Pakistani talk show host Begum Nawazish Ali perfectly manifests the idea of hyperfemininity. At a time when Pakistan is suffering from extreme conservatism, Begum Nawazish's example raises several challenging questions about gender and sexuality in the Pakistani society. She states in her interviews that she intends merely to have fun and to entertain her audience as well as the guests on her talk show, but she is performing gender and expressing female and male sexuality in addition to doing other things that imply that there is something much deeper going on here. Entertainment has often been used as an effective vehicle to mobilize ideas, dispel assumptions, and offer solutions to problems, among other things. The Begum Nawazish Late Night Show, the most popular talk show in Pakistan, is therefore not “merely” entertainment: it is also the purveyor of essential messages to the Pakistani society. That it is a male performing femininity may contribute to the belief that men are given much more freedom in the society than are women; thus, a female may not be as easily respected and accepted to serve as a man talk show host, for example, as Begum Nawazish is. It also strengthens the assumption that femininity can be, or is, learned, whereas masculinity is ascribed. Moreover, Begum Nawazish flirts with her male guests, makes very seductive introductions to her show as well as to an Indian show called Big Boss on which she will be featured as a guest, wears make-up and dresses up in beautiful saaris, makes sexual innuendos and asks her guests about their intimate lives, and walks and acts like the Pakistani woman in a saari is seen and expected to do. Despite her challenging the idea that only women can be feminine and that Pakistan may not be welcoming to the idea of one's playing around with gender roles, she performs femininity only temporarily, only for this show and not outside of it, and does not embody it. On this show, also, she plays the role of a middle-aged widow of an army colonel, and she often narrates fictional anecdotes of her life with her husband. She once tells her audience, for example, about her honeymoon to Paris. 
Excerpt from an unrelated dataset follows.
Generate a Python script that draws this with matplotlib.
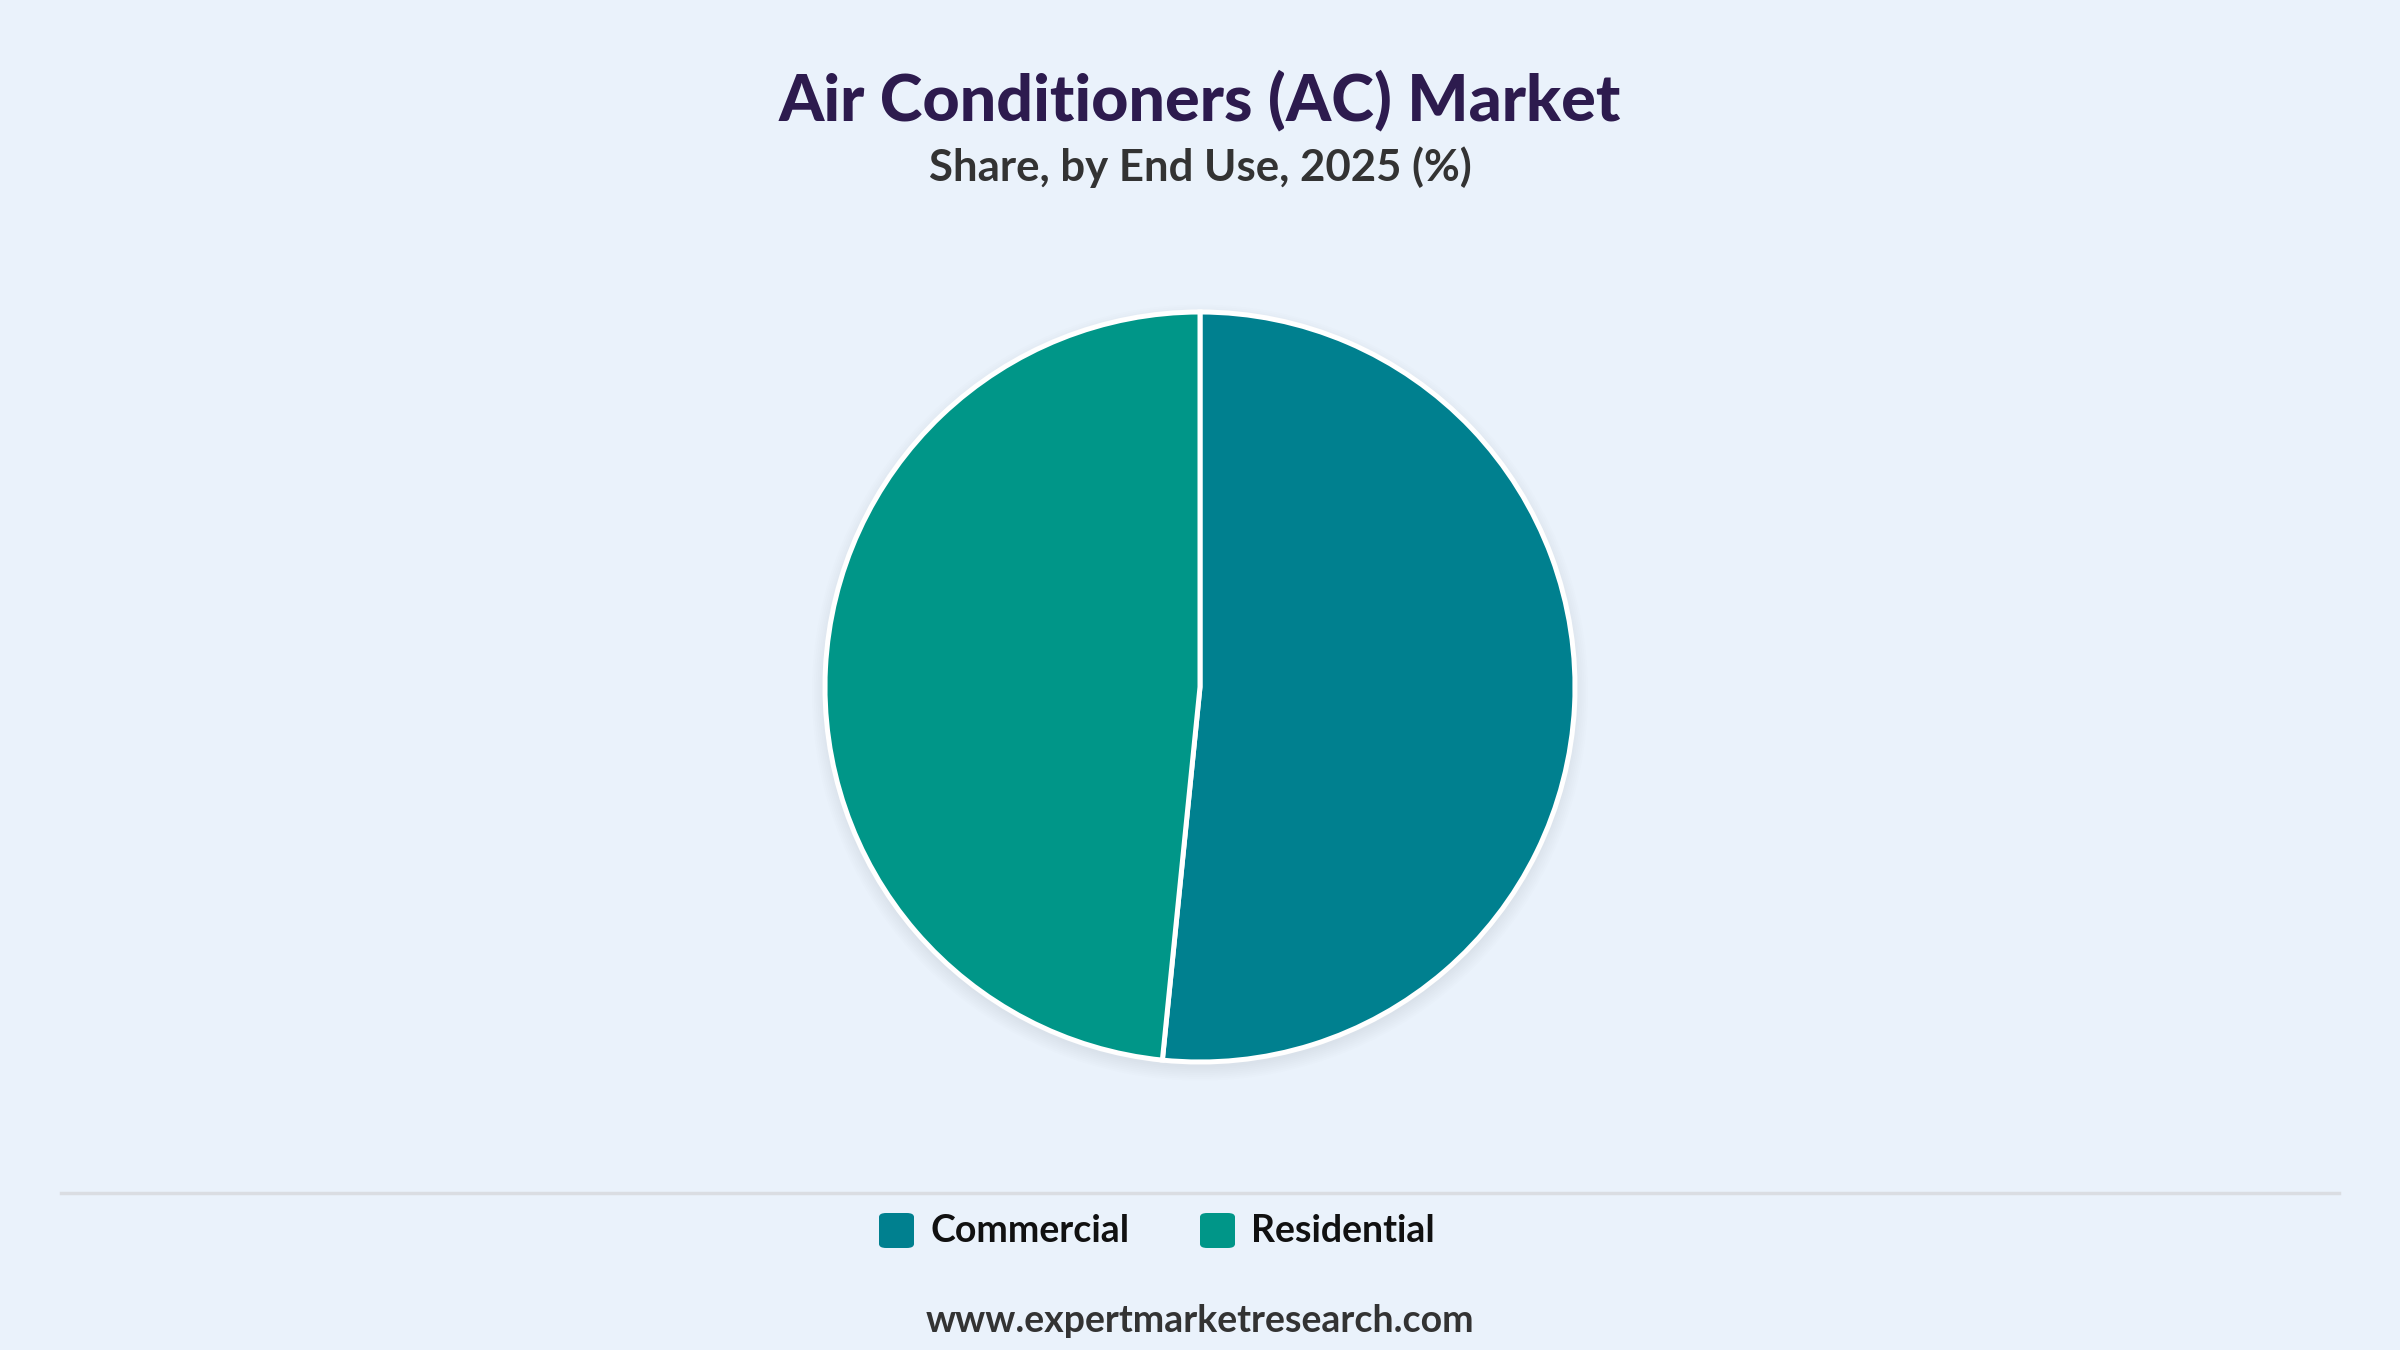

Begum Nawazish’s performance may also be interpreted as a man’s way of showing women how to be feminine or what femininity is. She is a Pakistani woman, a widow, but she displays deep confidence, wit, boldness—and glamour. She is opinionated, unafraid to issue opinions on current affairs, national and international politics, and social issues. She transcends many if not all boundaries in the Pakistani society. But if she is teaching women how to be women enough, she is also sending the message that a woman may not be as confident as her without the beautiful looks, the flawless make-up, the stunning saaris, the great hair-do. Once a woman has all of these, it may not be as difficult for her to embody the confidence that that Begum Nawazish does. Or is it that, like dragqueens, she is hypersexualized and hyperfemininzed and therefore doesn't represent the "ordinary" woman? How would she define masculinity, and would she hypermasculinize herself if she were dragkinging? It is also interesting that Begum Nawazish chose not to perform masculinity on her show. How different would her reception have been had she chosen to “entertain” her audience with feminine activities (e.g., make-up, saaris) while acting masculine? And how would the society respond to a female performing masculinity while hosting a show, or does, like much of the American society, the Pakistani society, too, assumes that masculinity comes naturally and cannot be learned? Could Begum Nawzish's performance show that the society does not expect or believe that a man, or even a woman, can be feminine without the grace, beauty, looks, attitude, and act of Begum Nawazish’s character? 

To illustrate the above, I'm sharing two of her videos, excerpts from her show, that I showed my class as well. 


  1. Great post. I do think that just like in many cultures, Pakistani society has a history (in terms of S. Asian history with nautanki, hijras, and so forth) of there being a niche for effeminate males to take on the role of entertainer, and especially in drag. Effeminate gay men are acceptable when they make us laugh, it seems. Very interesting points you bring up about Begum Nawaazish's role in defining femininity by essentializing it.

  2. Thank you so much for your comment, jaan! Yeah, I, too, think they're acceptable only when they make us laugh! I didn't mention it in this post, but I have seen in some of her interviews, she talks about how she has invited leaders of conservative religious parties, and they themselves have declined to come appear on the show as guests but have said that they enjoy watching her show instead. And, heck, she flirts even with the religious leaders she invites :p Good Goddd! lol.

  3. I came to know about her when she participated in an Indian show "Big Boss" (Indian version of Big brother)

  4. Oh yeah? Yeah, I've watched a couple of episodes of Big Boss on Youtube. I most enjoy Begum Nawazish's "intro" for the Big Boss ;) She couldn't get more seductive than that, now, could she! lol.

  5. I've seen bits of her in her talk show for a few years now. I think she is an amazing piece of work. Very witty, not just a drag making money but a drag with charisma, personality, and one heck of a brain.

  6. Oh, Hinaaa! I love how you called her a "piece of work" ;) I agree! She's truly an amazing piece of work! I find myself addicted to her now. It's the charms ... and the personality ... and brain!

  7. I used to be a fan of "begum nawazish Ali" until I saw the National geographic documentary called, "Don't tell my mother I am in Pakistan." Looks like Ali Saleem and Also his brother Ali Salman (who I believe is a better anchor than Ali Saleem) are very charismatic you can't deny that but they tend to get too much into the whole gay rights issue. I don't understand what these people are thinking when they discuss things such as gay rights issue in Pakistan? Don't we have enough problems already? But anyways, I like her as an artist but not him as Ali Saleem.